→ INSTRUCTIONS TO FOLLOW: Retype nothing but the lines from the start of the material up to and including the line with "const PLOT_LEFT = 96, PLOT_RIGHT". Pictures don't belong in the copy.

→ RECORDED INFORMATION:
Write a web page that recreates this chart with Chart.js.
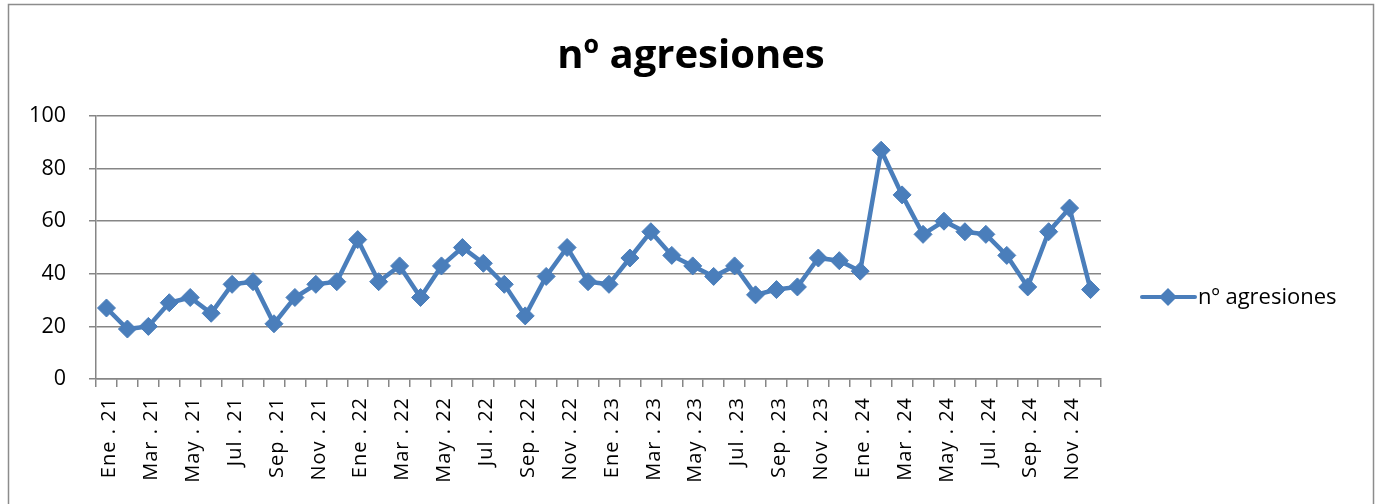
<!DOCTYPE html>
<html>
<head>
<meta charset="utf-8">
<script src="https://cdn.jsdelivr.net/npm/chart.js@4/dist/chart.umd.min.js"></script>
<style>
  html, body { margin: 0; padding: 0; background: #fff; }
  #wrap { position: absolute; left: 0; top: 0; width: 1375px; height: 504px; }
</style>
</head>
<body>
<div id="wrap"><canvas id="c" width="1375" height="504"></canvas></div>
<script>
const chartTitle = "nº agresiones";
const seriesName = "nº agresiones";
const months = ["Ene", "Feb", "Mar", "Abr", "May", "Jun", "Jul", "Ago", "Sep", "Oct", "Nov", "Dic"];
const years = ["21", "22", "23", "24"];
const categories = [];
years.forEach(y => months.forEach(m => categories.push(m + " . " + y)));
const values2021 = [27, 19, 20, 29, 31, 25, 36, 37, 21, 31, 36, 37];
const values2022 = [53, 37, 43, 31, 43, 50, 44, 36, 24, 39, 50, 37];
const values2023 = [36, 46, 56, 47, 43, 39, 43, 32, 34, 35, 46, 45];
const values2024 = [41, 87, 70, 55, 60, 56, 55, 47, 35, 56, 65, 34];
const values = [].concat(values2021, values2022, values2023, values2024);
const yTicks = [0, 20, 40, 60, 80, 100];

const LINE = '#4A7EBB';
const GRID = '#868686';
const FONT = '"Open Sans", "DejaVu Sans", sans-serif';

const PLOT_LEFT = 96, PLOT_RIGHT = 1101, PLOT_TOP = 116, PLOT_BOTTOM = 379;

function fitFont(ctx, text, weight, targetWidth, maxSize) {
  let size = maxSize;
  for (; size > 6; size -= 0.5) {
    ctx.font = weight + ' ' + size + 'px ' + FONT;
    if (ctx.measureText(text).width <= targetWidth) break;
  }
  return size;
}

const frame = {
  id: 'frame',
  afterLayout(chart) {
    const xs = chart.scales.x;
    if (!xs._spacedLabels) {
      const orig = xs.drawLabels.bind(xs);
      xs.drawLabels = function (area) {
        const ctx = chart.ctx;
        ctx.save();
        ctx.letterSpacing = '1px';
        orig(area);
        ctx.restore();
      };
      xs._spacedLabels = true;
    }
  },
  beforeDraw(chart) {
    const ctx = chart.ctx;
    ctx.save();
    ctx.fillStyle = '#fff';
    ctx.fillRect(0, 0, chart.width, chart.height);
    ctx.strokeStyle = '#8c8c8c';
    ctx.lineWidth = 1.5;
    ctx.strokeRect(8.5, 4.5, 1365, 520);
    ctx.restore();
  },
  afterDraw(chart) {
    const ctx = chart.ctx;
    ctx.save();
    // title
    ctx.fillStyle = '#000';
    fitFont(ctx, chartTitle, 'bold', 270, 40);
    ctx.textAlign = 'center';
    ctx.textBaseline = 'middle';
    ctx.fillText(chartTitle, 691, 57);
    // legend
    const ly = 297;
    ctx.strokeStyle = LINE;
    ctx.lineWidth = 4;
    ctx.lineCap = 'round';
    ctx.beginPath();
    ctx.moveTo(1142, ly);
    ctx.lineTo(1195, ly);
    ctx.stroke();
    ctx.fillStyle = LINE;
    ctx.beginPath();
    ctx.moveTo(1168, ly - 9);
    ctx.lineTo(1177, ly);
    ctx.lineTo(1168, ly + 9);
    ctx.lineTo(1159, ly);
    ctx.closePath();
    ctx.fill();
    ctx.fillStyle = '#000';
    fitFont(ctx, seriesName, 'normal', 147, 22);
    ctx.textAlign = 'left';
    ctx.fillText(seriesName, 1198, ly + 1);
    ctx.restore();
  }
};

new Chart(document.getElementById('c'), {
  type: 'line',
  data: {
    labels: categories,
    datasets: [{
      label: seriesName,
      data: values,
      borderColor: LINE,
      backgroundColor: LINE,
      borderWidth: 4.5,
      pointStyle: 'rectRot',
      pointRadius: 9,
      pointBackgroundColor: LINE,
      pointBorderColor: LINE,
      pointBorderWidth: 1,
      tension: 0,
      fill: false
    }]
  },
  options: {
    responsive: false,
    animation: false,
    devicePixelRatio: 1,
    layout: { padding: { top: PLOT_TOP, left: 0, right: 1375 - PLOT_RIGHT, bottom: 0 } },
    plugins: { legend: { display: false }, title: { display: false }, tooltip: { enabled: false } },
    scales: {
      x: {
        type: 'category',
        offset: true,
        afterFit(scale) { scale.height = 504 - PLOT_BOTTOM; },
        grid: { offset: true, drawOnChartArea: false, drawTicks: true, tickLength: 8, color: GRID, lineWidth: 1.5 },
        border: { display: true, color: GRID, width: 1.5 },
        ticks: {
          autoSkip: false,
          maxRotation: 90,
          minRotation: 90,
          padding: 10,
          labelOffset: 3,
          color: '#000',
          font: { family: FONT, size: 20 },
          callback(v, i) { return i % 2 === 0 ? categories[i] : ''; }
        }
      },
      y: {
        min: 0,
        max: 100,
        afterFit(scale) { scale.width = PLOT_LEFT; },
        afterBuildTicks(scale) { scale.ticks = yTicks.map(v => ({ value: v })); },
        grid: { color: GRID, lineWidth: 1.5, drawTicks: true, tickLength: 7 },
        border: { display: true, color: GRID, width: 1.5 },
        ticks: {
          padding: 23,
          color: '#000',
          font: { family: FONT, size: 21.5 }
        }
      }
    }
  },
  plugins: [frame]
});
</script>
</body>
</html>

→ FINISHED TASK:
Write a web page that recreates this chart with Chart.js.
<!DOCTYPE html>
<html>
<head>
<meta charset="utf-8">
<script src="https://cdn.jsdelivr.net/npm/chart.js@4/dist/chart.umd.min.js"></script>
<style>
  html, body { margin: 0; padding: 0; background: #fff; }
  #wrap { position: absolute; left: 0; top: 0; width: 1375px; height: 504px; }
</style>
</head>
<body>
<div id="wrap"><canvas id="c" width="1375" height="504"></canvas></div>
<script>
const chartTitle = "nº agresiones";
const seriesName = "nº agresiones";
const months = ["Ene", "Feb", "Mar", "Abr", "May", "Jun", "Jul", "Ago", "Sep", "Oct", "Nov", "Dic"];
const years = ["21", "22", "23", "24"];
const categories = [];
years.forEach(y => months.forEach(m => categories.push(m + " . " + y)));
const values2021 = [27, 19, 20, 29, 31, 25, 36, 37, 21, 31, 36, 37];
const values2022 = [53, 37, 43, 31, 43, 50, 44, 36, 24, 39, 50, 37];
const values2023 = [36, 46, 56, 47, 43, 39, 43, 32, 34, 35, 46, 45];
const values2024 = [41, 87, 70, 55, 60, 56, 55, 47, 35, 56, 65, 34];
const values = [].concat(values2021, values2022, values2023, values2024);
const yTicks = [0, 20, 40, 60, 80, 100];

const LINE = '#4A7EBB';
const GRID = '#868686';
const FONT = '"Open Sans", "DejaVu Sans", sans-serif';

const PLOT_LEFT = 96, PLOT_RIGHT = 1101, PLOT_TOP = 116, PLOT_BOTTOM = 379;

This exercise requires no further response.